E allora, perché lo zio non è stato trattenuto almeno il tempo strettamente necessario per compiere accertamenti sommari a Reggio Emilia e Novellara (il tempo di un paio di telefonate), visto che il minorenne entra nella comunità dell’imperiese – dove peraltro rimane solo una notte – con il suo vero nome?
Il fratello di Saman era sotto il controllo dello zio dal 1° maggio, quando nella notte il terribile delitto era già consumato e i genitori si imbarcano alla Malpensa per il Pakistan. Hasnain si installa nella casa degli Abbas per guardare a vista il nipote testimone indiretto della tragedia, e minacciandolo di morte. Dopo il delitto, quando ormai sono soli nella cascina di Novellara, l’uomo gli rivela “piangendo” di aver ucciso la sorella, e dal quel momento la vita del sedicenne – abbandonato da madre e padre, ritenuti dalla Procura complici e anzi istigatori dell’omicidio di sua sorella- non vale più un centesimo.
Si può dire che il fermo avvenuto alla frontiera è provvidenziale per il sedicenne pakistano. Perché se è vero che lo zio Hasnain ha eseguito la condanna a morte di Saman, in Francia il nipote avrebbe prima o poi seguito la stessa sorte. Invece il trasferimento in comunità significa per lui la liberazione dall’incubo: dopo una notte molto “agitata” (forse non si sentiva ancora al sicuro) l’11 maggio il ragazzo viene rimandato ai servizi sociali di Novellara. E tornato in Emilia decide di raccontare “tutta la verità”. E’ stato lo zio Hasnain a uccidere la sorella, glielo ha confessato lui stesso, e probabilmente l’ha strangolata perché quando è tornato dai genitori, quella maledetta notte del 1° maggio “non aveva nulla con sè”. Hasnain però non dice dove si trova il corpo, e non lo dice neppure il cugino Ikram Ijaz – l’unico catturato dei cinque accusati di omicidio premeditato – che al momento tace in carcere, salvo negare ogni coinvolgimento nel delitto e riservandosi di parlare più avanti.

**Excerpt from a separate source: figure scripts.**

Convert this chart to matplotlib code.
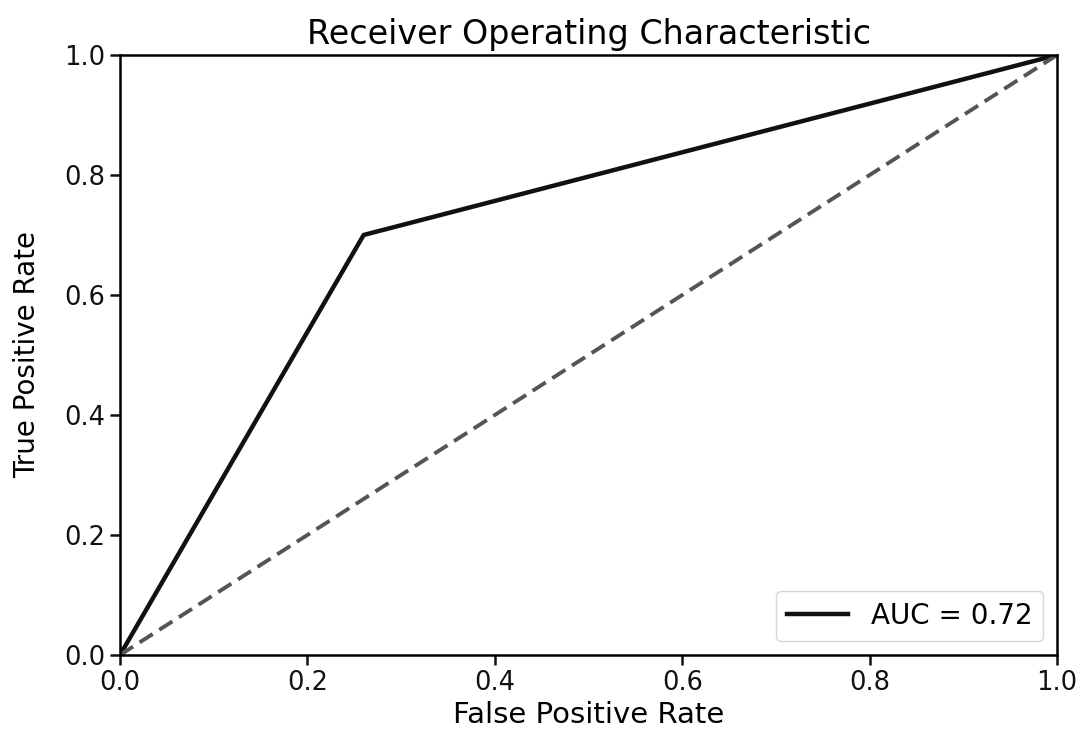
import matplotlib
matplotlib.use('Agg')
import matplotlib.pyplot as plt

fpr = [0.0, 0.26, 1.0]
tpr = [0.0, 0.70, 1.0]
diag = [0.0, 1.0]
auc_label = 'AUC = 0.72'

fig = plt.figure(figsize=(10.76, 7.38), dpi=100)
ax = fig.add_axes([0.1115, 0.1125, 0.871, 0.813])

ax.plot(fpr, tpr, color='#111111', linewidth=3.2, label=auc_label)
ax.plot(diag, diag, color='#555555', linestyle='--', linewidth=2.8, dashes=(4, 2))

ax.set_xlim(0, 1)
ax.set_ylim(0, 1)
ax.set_title('Receiver Operating Characteristic', fontsize=24, pad=8)
ax.set_xlabel('False Positive Rate', fontsize=21, labelpad=4)
ax.set_ylabel('True Positive Rate', fontsize=20, labelpad=17)
ax.tick_params(labelsize=18.5, width=1.8, length=7, colors='#111111')
for s in ax.spines.values():
    s.set_linewidth(1.8)

leg = ax.legend(loc='lower right', fontsize=20, handlelength=2.2)
leg.get_frame().set_edgecolor('#cccccc')

fig.savefig('out.png', dpi=100)
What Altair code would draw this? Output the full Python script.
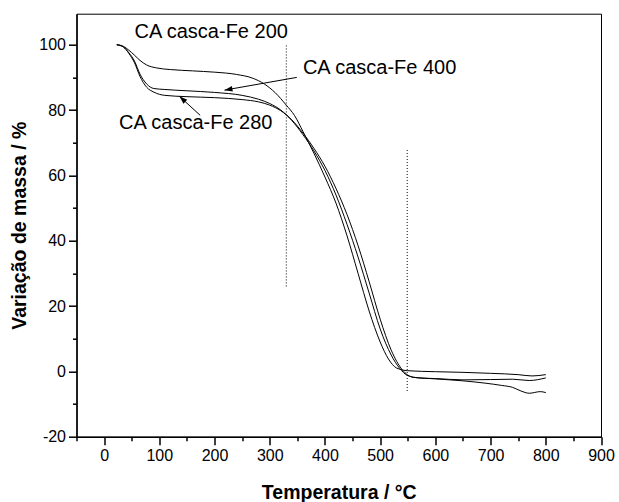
import math
import altair as alt
import pandas as pd

# ---- data ----
x_200 = [23, 35, 45, 55, 65, 77, 95, 120, 160, 200, 240, 270, 290, 310, 330, 345, 360, 380, 400,
         420, 440, 460, 480, 500, 515, 530, 550, 600, 650, 700, 750, 775, 800]
y_200 = [100, 99.5, 98.3, 96.8, 95.2, 93.8, 92.9, 92.4, 92.0, 91.6, 90.9, 89.7, 88.0, 85.3, 81.5,
         78.3, 73.5, 66.8, 59.5, 51.5, 41.5, 30.0, 18.5, 9.0, 3.8, 1.0, 0.2, -0.1, -0.3, -0.6,
         -1.0, -1.4, -1.0]

x_400 = [23, 35, 45, 55, 65, 77, 90, 110, 150, 200, 250, 280, 300, 320, 340, 360, 380, 400, 420,
         440, 460, 480, 500, 520, 535, 550, 570, 600, 650, 700, 740, 770, 800]
y_400 = [100, 99.3, 97.5, 95.0, 91.0, 88.0, 86.6, 86.3, 85.9, 85.4, 84.5, 83.3, 82.0, 80.0, 76.8,
         72.5, 67.5, 61.5, 54.0, 45.0, 35.0, 24.0, 13.0, 5.0, 1.0, -1.3, -2.0, -2.2, -2.6, -2.5,
         -2.4, -2.8, -2.0]

x_280 = [23, 35, 45, 55, 65, 77, 90, 110, 150, 200, 250, 280, 300, 320, 340, 360, 380, 400, 420,
         440, 460, 480, 500, 520, 540, 560, 600, 650, 690, 720, 740, 755, 770, 790, 800]
y_280 = [100, 99.3, 97.3, 94.5, 90.3, 87.0, 85.5, 84.5, 84.1, 83.8, 83.2, 82.5, 81.5, 79.8, 77.0,
         73.0, 68.3, 62.8, 56.0, 48.0, 38.5, 27.5, 16.0, 6.5, 0.5, -1.8, -2.3, -2.9, -3.6, -4.3,
         -4.9, -6.0, -6.7, -6.2, -6.5]

series_names = ["CA casca-Fe 200", "CA casca-Fe 400", "CA casca-Fe 280"]

vline_x = [330, 549]
vline_y1 = [26, -6]
vline_y2 = [100, 68]

ann_text = ["CA casca-Fe 200", "CA casca-Fe 400", "CA casca-Fe 280"]
ann_x = [194, 499, 166]
ann_y = [104, 93, 76]

arrow_x1 = [349, 174]
arrow_y1 = [90, 78.4]
arrow_x2 = [218, 136.4]
arrow_y2 = [86.1, 84.2]

x_major = list(range(0, 901, 100))
x_minor = list(range(-50, 851, 100))
y_major = list(range(-20, 101, 20))
y_minor = list(range(-10, 91, 20))

# ---- layout ----
X_DOMAIN = [-50, 900]
Y_DOMAIN = [-20, 109.5]
W, H = 524.5, 423
PAD = {"left": 76.5, "top": 13.7, "right": 18, "bottom": 65.3}
FONT = "Liberation Sans"
TITLE_SIZE = 19.5

rows = []
for name, xs, ys in zip(series_names, [x_200, x_400, x_280], [y_200, y_400, y_280]):
    for i, (a, b) in enumerate(zip(xs, ys)):
        rows.append({"series": name, "t": a, "m": b, "i": i})
df_lines = pd.DataFrame(rows)

df_v = pd.DataFrame({"x": vline_x, "y1": vline_y1, "y2": vline_y2})
df_ann = pd.DataFrame({"label": ann_text, "x": ann_x, "y": ann_y})

sx = W / (X_DOMAIN[1] - X_DOMAIN[0])
sy = H / (Y_DOMAIN[1] - Y_DOMAIN[0])
angles = []
for a1, b1, a2, b2 in zip(arrow_x1, arrow_y1, arrow_x2, arrow_y2):
    dxp = (a2 - a1) * sx
    dyp = -(b2 - b1) * sy
    angles.append(math.degrees(math.atan2(dxp, -dyp)) % 360)
df_arr = pd.DataFrame({"x1": arrow_x1, "y1": arrow_y1, "x2": arrow_x2, "y2": arrow_y2, "ang": angles})

xscale = alt.Scale(domain=X_DOMAIN, nice=False, zero=False)
yscale = alt.Scale(domain=Y_DOMAIN, nice=False, zero=False)

xaxis = alt.Axis(
    values=x_major, tickSize=8, labelExpr="'' + datum.value",
    labelPadding=3, labelFlush=False, labelOverlap=False, orient="bottom",
    title="Temperatura / °C", titleFontSize=TITLE_SIZE, titleFontWeight="bold",
    titleX=W / 2, titleY=56, titleBaseline="middle", titleAlign="center",
    grid=False,
)
yaxis = alt.Axis(
    values=y_major, tickSize=8, labelExpr="'' + datum.value",
    labelPadding=3, labelFlush=False, labelOverlap=False, orient="left",
    title="Variação de massa / %", titleFontSize=TITLE_SIZE, titleFontWeight="bold",
    titleX=-57, titleY=H / 2, titleBaseline="middle", titleAlign="center",
    grid=False,
)
xaxis_minor = alt.Axis(values=x_minor, tickSize=4, labels=False, domain=False, title=None,
                       grid=False, orient="bottom")
yaxis_minor = alt.Axis(values=y_minor, tickSize=4, labels=False, domain=False, title=None,
                       grid=False, orient="left")

lines = alt.Chart(df_lines).mark_line(strokeWidth=1, color="black", interpolate="monotone").encode(
    x=alt.X("t:Q", scale=xscale, axis=xaxis),
    y=alt.Y("m:Q", scale=yscale, axis=yaxis),
    detail="series:N",
    order="i:Q",
)

vlines = alt.Chart(df_v).mark_rule(color="black", strokeWidth=1, strokeDash=[1, 2]).encode(
    x=alt.X("x:Q", scale=xscale, axis=xaxis_minor),
    y=alt.Y("y1:Q", scale=yscale, axis=yaxis_minor),
    y2="y2:Q",
)

labels = alt.Chart(df_ann).mark_text(font=FONT, fontSize=20, color="black", align="center",
                                     baseline="middle").encode(
    x=alt.X("x:Q", axis=None), y=alt.Y("y:Q", axis=None), text="label:N"
)

arrow_lines = alt.Chart(df_arr).mark_rule(color="black", strokeWidth=1).encode(
    x=alt.X("x1:Q", axis=None), y=alt.Y("y1:Q", axis=None), x2="x2:Q", y2="y2:Q"
)
arrow_heads = alt.Chart(df_arr).mark_point(
    shape="M0,0 L-0.35,1 L0.35,1 Z", filled=True, color="black", size=256, opacity=1, strokeWidth=0
).encode(
    x=alt.X("x2:Q", axis=None), y=alt.Y("y2:Q", axis=None), angle=alt.Angle("ang:Q", scale=None)
)

chart = alt.layer(lines, vlines, arrow_lines, arrow_heads, labels).resolve_axis(
    x="independent", y="independent"
).properties(
    width=W, height=H, padding=PAD, autosize="none", background="white"
).configure_view(
    stroke="black", strokeWidth=1
).configure_axis(
    domainColor="black", domainWidth=1.5, tickColor="black", tickWidth=1.5,
    labelColor="black", labelFont=FONT, labelFontSize=16, titleFont=FONT, titleColor="black",
)

chart.save("out.html", embed_options={"renderer": "svg", "actions": False})
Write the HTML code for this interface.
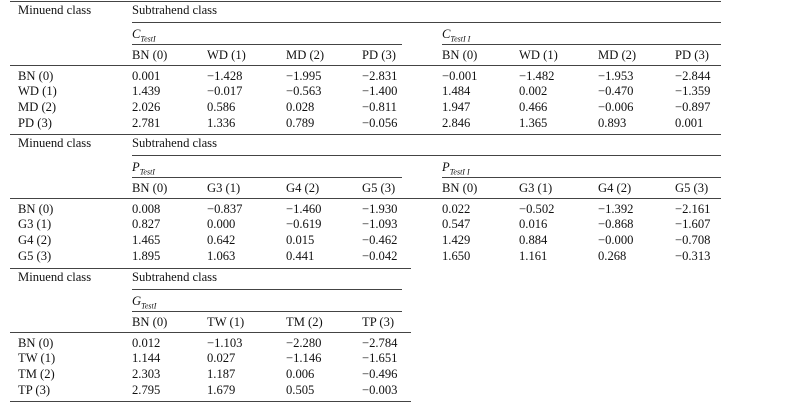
<!DOCTYPE html>
<html><head><meta charset="utf-8"><style>
body{margin:0;width:792px;height:413px;background:#fff;position:relative;overflow:hidden;font-family:"Liberation Serif",serif;color:#111;}
.t{position:absolute;font-size:12.6px;line-height:14px;white-space:nowrap;}
.l{position:absolute;height:1px;background:#444;}
i sub{font-size:8px;}
</style></head><body>
<div id="root"></div>
<script>
const sections=[
 {blocks:[{title:"C",sub:"TestI",cols:["BN (0)","WD (1)","MD (2)","PD (3)"],vals:[["0.001","−1.428","−1.995","−2.831"],["1.439","−0.017","−0.563","−1.400"],["2.026","0.586","0.028","−0.811"],["2.781","1.336","0.789","−0.056"]]},
          {title:"C",sub:"TestI I",cols:["BN (0)","WD (1)","MD (2)","PD (3)"],vals:[["−0.001","−1.482","−1.953","−2.844"],["1.484","0.002","−0.470","−1.359"],["1.947","0.466","−0.006","−0.897"],["2.846","1.365","0.893","0.001"]]}],
  rows:["BN (0)","WD (1)","MD (2)","PD (3)"]},
 {blocks:[{title:"P",sub:"TestI",cols:["BN (0)","G3 (1)","G4 (2)","G5 (3)"],vals:[["0.008","−0.837","−1.460","−1.930"],["0.827","0.000","−0.619","−1.093"],["1.465","0.642","0.015","−0.462"],["1.895","1.063","0.441","−0.042"]]},
          {title:"P",sub:"TestI I",cols:["BN (0)","G3 (1)","G4 (2)","G5 (3)"],vals:[["0.022","−0.502","−1.392","−2.161"],["0.547","0.016","−0.868","−1.607"],["1.429","0.884","−0.000","−0.708"],["1.650","1.161","0.268","−0.313"]]}],
  rows:["BN (0)","G3 (1)","G4 (2)","G5 (3)"]},
 {blocks:[{title:"G",sub:"TestI",cols:["BN (0)","TW (1)","TM (2)","TP (3)"],vals:[["0.012","−1.103","−2.280","−2.784"],["1.144","0.027","−1.146","−1.651"],["2.303","1.187","0.006","−0.496"],["2.795","1.679","0.505","−0.003"]]}],
  rows:["BN (0)","TW (1)","TM (2)","TP (3)"]}
];
const tops=[1,134,268];
const blockX=[[132,207,286,362],[442,519,598,675]];
const blockLine=[[132,402],[442,721]];
const rowOff=[75,90,106,122];
const root=document.getElementById('root');
function txt(x,yc,s,name){const d=document.createElement('div');d.className='t';d.style.left=x+'px';d.style.top=(yc-7)+'px';d.innerHTML=s;


root.appendChild(d);}
function line(x1,x2,y,name){const d=document.createElement('div');d.className='l';d.style.left=x1+'px';d.style.width=(x2-x1)+'px';d.style.top=y+'px';


root.appendChild(d);}
sections.forEach((s,si)=>{
 const t=tops[si];const right=s.blocks.length>1?721:411;
 line(10,right,t,'section-top-rule');
 txt(18,t+9,'Minuend class','minuend-header');
 txt(132,t+9,'Subtrahend class','subtrahend-header');
 line(132,right==721?721:402,t+21,'subtrahend-rule');
 line(10,right,t+64,'header-rule');
 s.rows.forEach((r,ri)=>txt(18,t+rowOff[ri],r,'row-label'));
 s.blocks.forEach((b,bi)=>{
  txt(blockX[bi][0],t+33,'<i>'+b.title+'<sub>'+b.sub+'</sub></i>','block-title');
  line(blockLine[bi][0],blockLine[bi][1],t+43,'block-rule');
  b.cols.forEach((c,ci)=>txt(blockX[bi][ci],t+54,c,'column-header'));
  b.vals.forEach((row,ri)=>row.forEach((v,ci)=>txt(blockX[bi][ci],t+rowOff[ri],v,'cell-value')));
 });
});
line(10,411,401,'table-bottom-rule');
</script>
</body></html>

Perchè Saman è stata uccisa? Lo ha spiegato lo stesso fratello minore il 15 maggio agli inquirenti. Le sue sono parole agghiaccianti, comunque sincere: “Nella nostra cultura – dice – va bene quando una ragazza scappa di casa, ma quando smette di essere musulmana lei viene uccisa“.
Domanda: “Saman aveva manifestato l’intenzione di smettere di essere musulmana?”
Risposta: “Lei era musulmana ma non si comportava come tale. Nel nostro Corano c’è scritto che se uno smette di essere musulmano, deve esser sepolta viva con la testa fuori dalla terra e poi uccisa con lancio di sassi contro la testa. In Pakistan viene fatto.. Nel corano è scritto così, ma i non l’ho mai visto. Tutti i miei parenti mi raccontano queste cose“.
In Pakistan viene fatto, e ora anche nell’accogliente Emilia, che per Saman è stata una matrigna cattiva.